start
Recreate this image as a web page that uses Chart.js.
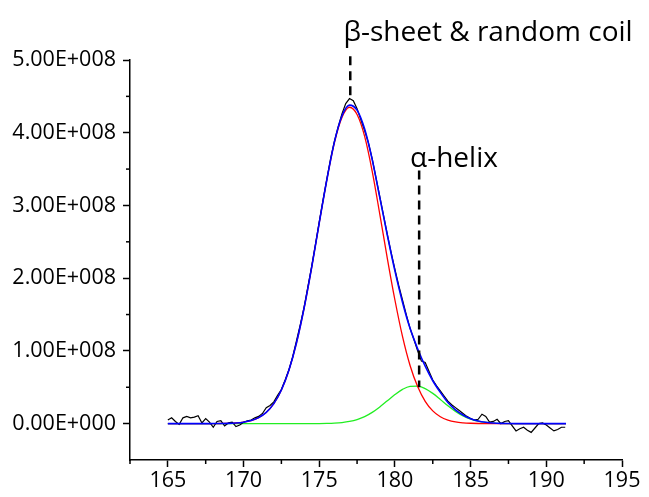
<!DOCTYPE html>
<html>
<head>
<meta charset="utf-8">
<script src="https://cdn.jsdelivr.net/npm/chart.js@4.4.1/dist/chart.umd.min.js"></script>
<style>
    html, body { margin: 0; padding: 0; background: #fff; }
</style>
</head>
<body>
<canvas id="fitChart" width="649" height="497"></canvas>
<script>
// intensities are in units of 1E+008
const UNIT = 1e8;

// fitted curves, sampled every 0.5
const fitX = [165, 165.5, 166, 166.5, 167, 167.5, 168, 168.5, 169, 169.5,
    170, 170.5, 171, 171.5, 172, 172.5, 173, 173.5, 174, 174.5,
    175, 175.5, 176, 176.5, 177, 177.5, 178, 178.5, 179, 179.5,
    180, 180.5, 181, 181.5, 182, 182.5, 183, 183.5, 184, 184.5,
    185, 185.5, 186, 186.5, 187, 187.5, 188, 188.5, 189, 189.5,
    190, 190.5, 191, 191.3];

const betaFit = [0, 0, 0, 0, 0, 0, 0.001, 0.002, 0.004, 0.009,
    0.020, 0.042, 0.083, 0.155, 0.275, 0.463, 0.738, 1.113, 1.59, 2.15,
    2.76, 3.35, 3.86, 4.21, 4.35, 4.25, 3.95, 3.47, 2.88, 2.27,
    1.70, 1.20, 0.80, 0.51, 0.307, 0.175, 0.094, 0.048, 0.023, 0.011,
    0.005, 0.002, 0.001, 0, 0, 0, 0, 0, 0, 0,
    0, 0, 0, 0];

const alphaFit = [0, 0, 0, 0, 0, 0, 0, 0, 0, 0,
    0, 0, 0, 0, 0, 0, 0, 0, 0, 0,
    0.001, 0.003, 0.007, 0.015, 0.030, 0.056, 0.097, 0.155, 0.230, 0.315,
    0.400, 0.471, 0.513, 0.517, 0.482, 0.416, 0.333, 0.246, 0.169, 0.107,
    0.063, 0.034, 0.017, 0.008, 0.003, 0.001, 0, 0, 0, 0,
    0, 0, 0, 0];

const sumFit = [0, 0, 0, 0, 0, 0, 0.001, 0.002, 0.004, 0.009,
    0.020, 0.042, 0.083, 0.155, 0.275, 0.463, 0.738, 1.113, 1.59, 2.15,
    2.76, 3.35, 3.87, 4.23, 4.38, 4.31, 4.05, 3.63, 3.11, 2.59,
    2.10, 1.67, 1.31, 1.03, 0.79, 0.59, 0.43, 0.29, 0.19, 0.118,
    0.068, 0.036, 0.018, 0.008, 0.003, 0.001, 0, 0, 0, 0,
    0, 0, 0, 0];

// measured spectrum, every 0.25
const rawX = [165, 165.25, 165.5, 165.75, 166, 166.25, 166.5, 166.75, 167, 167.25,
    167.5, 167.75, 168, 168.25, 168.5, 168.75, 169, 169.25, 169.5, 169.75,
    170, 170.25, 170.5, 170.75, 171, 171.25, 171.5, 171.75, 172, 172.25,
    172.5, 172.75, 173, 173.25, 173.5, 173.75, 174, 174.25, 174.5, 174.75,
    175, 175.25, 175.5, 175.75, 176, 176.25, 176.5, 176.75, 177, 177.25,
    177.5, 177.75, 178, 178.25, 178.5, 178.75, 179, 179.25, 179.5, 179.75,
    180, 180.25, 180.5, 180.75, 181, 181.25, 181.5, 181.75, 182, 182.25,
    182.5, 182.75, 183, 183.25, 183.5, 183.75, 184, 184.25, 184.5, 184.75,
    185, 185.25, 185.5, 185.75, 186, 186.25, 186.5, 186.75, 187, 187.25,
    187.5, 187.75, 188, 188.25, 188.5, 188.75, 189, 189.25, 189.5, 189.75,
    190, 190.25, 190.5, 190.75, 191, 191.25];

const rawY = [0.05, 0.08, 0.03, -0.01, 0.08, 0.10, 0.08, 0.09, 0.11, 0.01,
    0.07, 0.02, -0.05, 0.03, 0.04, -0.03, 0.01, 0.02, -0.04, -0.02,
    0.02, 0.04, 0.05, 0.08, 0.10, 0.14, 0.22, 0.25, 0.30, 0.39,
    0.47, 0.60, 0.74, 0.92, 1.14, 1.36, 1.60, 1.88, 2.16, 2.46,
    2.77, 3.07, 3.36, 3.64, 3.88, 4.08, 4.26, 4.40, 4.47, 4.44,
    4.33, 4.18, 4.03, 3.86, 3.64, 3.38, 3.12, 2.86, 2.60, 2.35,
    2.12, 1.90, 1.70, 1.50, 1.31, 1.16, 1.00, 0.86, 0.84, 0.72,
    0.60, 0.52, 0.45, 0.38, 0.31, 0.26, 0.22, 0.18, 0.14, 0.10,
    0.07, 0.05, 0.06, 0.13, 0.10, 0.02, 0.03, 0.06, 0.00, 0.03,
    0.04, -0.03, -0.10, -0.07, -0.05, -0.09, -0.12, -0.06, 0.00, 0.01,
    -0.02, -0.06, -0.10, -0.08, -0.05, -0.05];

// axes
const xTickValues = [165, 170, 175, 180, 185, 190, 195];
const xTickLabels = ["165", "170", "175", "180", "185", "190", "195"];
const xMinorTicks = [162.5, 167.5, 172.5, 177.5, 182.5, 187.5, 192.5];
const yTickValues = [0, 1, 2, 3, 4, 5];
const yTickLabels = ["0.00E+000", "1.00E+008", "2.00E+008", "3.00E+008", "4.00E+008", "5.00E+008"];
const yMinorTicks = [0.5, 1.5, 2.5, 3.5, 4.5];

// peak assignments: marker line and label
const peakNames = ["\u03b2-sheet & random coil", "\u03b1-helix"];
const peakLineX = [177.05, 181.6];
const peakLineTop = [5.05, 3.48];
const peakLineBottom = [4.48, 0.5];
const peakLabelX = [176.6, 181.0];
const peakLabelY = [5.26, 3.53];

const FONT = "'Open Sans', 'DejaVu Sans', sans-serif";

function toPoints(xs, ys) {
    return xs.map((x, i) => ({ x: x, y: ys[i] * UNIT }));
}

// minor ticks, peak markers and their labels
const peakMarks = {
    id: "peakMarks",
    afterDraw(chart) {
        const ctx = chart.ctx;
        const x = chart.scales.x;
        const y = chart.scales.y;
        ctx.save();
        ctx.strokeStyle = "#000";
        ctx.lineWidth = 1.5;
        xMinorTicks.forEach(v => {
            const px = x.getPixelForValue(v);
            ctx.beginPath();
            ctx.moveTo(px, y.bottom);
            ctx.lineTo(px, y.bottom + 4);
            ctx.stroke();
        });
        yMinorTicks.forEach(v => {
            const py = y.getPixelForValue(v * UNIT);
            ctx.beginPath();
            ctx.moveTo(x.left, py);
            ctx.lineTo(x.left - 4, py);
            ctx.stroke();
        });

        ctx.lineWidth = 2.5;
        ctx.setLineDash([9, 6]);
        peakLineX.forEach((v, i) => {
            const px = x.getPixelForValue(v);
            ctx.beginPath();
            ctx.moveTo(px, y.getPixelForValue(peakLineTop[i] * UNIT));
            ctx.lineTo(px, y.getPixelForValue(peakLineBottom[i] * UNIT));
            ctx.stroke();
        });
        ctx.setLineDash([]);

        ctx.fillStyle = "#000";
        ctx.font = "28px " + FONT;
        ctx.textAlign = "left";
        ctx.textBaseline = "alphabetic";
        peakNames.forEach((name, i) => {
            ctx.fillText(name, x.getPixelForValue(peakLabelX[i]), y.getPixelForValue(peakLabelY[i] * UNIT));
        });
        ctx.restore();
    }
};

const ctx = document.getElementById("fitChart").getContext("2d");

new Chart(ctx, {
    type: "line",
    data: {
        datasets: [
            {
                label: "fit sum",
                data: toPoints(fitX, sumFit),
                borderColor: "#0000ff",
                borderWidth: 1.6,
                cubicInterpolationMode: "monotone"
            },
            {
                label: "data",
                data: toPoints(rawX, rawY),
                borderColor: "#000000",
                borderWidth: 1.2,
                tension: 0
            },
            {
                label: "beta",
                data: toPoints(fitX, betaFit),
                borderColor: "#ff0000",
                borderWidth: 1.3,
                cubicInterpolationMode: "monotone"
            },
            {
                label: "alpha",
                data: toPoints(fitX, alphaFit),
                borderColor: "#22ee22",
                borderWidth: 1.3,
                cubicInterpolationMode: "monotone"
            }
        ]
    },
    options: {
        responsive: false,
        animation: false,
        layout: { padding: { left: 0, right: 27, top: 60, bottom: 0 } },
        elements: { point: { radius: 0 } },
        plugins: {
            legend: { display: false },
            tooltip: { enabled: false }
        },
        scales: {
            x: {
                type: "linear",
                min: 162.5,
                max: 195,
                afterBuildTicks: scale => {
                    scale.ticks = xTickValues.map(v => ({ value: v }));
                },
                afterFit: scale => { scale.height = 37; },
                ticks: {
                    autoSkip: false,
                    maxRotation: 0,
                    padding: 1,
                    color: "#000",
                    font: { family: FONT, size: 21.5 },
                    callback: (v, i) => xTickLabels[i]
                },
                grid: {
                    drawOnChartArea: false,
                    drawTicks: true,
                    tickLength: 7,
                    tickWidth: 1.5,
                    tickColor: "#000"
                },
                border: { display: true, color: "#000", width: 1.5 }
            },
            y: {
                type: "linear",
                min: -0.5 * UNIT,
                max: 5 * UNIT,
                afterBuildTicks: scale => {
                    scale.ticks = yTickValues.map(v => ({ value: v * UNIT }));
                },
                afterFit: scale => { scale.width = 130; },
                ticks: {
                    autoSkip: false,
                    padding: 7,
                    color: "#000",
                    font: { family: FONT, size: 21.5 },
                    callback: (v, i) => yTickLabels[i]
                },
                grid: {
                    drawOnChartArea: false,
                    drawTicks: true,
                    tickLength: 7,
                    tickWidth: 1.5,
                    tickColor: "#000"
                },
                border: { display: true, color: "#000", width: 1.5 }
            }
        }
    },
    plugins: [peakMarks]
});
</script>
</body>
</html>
end
• SHORT EXERCISE: Without the pictures, please reproduce each line of the listing above exactly, from the first one through the line bearing "190, 190.5, 191, 191.3];".

• TASK SOLUTION:
Recreate this image as a web page that uses Chart.js.
<!DOCTYPE html>
<html>
<head>
<meta charset="utf-8">
<script src="https://cdn.jsdelivr.net/npm/chart.js@4.4.1/dist/chart.umd.min.js"></script>
<style>
    html, body { margin: 0; padding: 0; background: #fff; }
</style>
</head>
<body>
<canvas id="fitChart" width="649" height="497"></canvas>
<script>
// intensities are in units of 1E+008
const UNIT = 1e8;

// fitted curves, sampled every 0.5
const fitX = [165, 165.5, 166, 166.5, 167, 167.5, 168, 168.5, 169, 169.5,
    170, 170.5, 171, 171.5, 172, 172.5, 173, 173.5, 174, 174.5,
    175, 175.5, 176, 176.5, 177, 177.5, 178, 178.5, 179, 179.5,
    180, 180.5, 181, 181.5, 182, 182.5, 183, 183.5, 184, 184.5,
    185, 185.5, 186, 186.5, 187, 187.5, 188, 188.5, 189, 189.5,
    190, 190.5, 191, 191.3];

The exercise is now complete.